There are about 13,000 lobbyists in the Washington DC area. Just like Corporate America, there is no place in the government for them, get rid of all of them.
Before being approved as heads of agencies and other high-level positions candidates would need to have their qualifications and experience checked and approved. Those not qualified and lacking appropriate experience could not be approved.
We now know, after watching Trump’s actions and behavior while in office, that there must be some kind of basic mental tests, not full mental exams, for any party’s candidate for the presidency.

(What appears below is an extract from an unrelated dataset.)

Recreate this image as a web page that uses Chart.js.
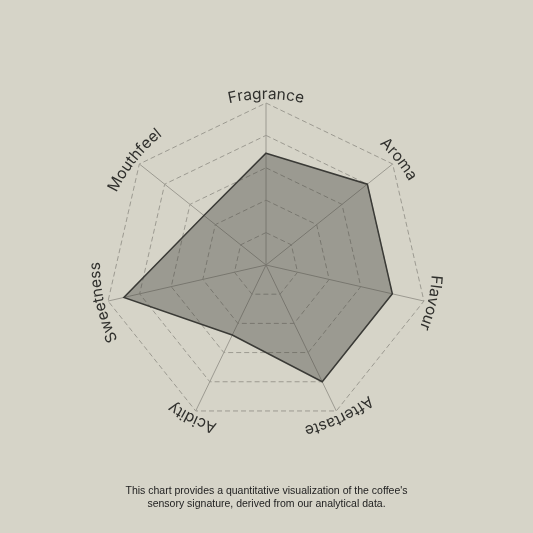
<!DOCTYPE html>
<html>
<head>
<meta charset="utf-8">
<script src="https://cdn.jsdelivr.net/npm/chart.js@4.4.1/dist/chart.umd.min.js"></script>
<style>
  html, body { margin: 0; padding: 0; background: #d6d4c8; }
  #wrap { position: relative; width: 533px; height: 533px; }
  #c { position: absolute; left: 0; top: 0; }
  #caption {
    position: absolute; left: 0; top: 484px; width: 533px;
    text-align: center; font-family: "Liberation Sans", Arial, sans-serif;
    font-size: 10.5px; line-height: 12.7px; color: #222;
  }
</style>
</head>
<body>
<div id="wrap">
  <canvas id="c" width="533" height="533"></canvas>
  <div id="caption">This chart provides a quantitative visualization of the coffee's<br>sensory signature, derived from our analytical data.</div>
</div>
<script>
const categories = ["Fragrance", "Aroma", "Flavour", "Aftertaste", "Acidity", "Sweetness", "Mouthfeel"];
const scores = [3.45, 4.0, 4.0, 4.0, 2.4, 4.5, 2.45];
const scaleMax = 5;

const arcLabels = {
  id: 'arcLabels',
  afterDraw(chart) {
    const scale = chart.scales.r;
    const ctx = chart.ctx;
    const R = scale.drawingArea + 4;
    ctx.save();
    ctx.font = '15.5px Inter, "Open Sans", sans-serif';
    ctx.fillStyle = '#30302d';
    ctx.textAlign = 'center';
    ctx.textBaseline = 'alphabetic';
    chart.data.labels.forEach((label, i) => {
      const theta = scale.getIndexAngle(i);
      const chars = Array.from(label);
      const widths = chars.map(ch => ctx.measureText(ch).width);
      const total = widths.reduce((a, b) => a + b, 0);
      let offset = -total / 2;
      chars.forEach((ch, k) => {
        const a = theta + (offset + widths[k] / 2) / R;
        ctx.save();
        ctx.translate(scale.xCenter, scale.yCenter);
        ctx.rotate(a);
        ctx.fillText(ch, 0, -R);
        ctx.restore();
        offset += widths[k];
      });
    });
    ctx.restore();
  }
};

new Chart(document.getElementById('c'), {
  type: 'radar',
  data: {
    labels: categories,
    datasets: [{
      data: scores,
      backgroundColor: 'rgba(60,60,55,0.38)',
      borderColor: '#3a3a36',
      borderWidth: 1.5,
      pointRadius: 0,
      pointHoverRadius: 0,
      fill: true
    }]
  },
  options: {
    responsive: false,
    animation: false,
    devicePixelRatio: 1,
    layout: { padding: { left: 104, right: 105, top: 103, bottom: 106 } },
    plugins: { legend: { display: false }, tooltip: { enabled: false } },
    scales: {
      r: {
        min: 0,
        max: scaleMax,
        ticks: { display: false, stepSize: 1 },
        pointLabels: { display: false },
        grid: { color: '#9c9a91', lineWidth: 1 },
        border: { dash: [5, 3] },
        angleLines: { color: '#9c9a91', lineWidth: 1 }
      }
    }
  },
  plugins: [arcLabels]
});
</script>
</body>
</html>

For the sake of this discussion let’s say that sometimes the restoration of some part of the infrastructure is mental, rather than physical. In that case, the most important part of an infrastructure program would be to restore the principles of ethics and morality into the minds of our Congressional representatives to get them to conduct their business in an ethical, honorable manner, putting the interests of all Americans above their own.
Of course, I would agree that this restoration of the honesty and integrity of those who represent us in Washington DC would be a very difficult, if not impossible, task. But, let’s put it this way, if we cannot find any possible way to do that, then it’s only a matter of time until our democracy is no more.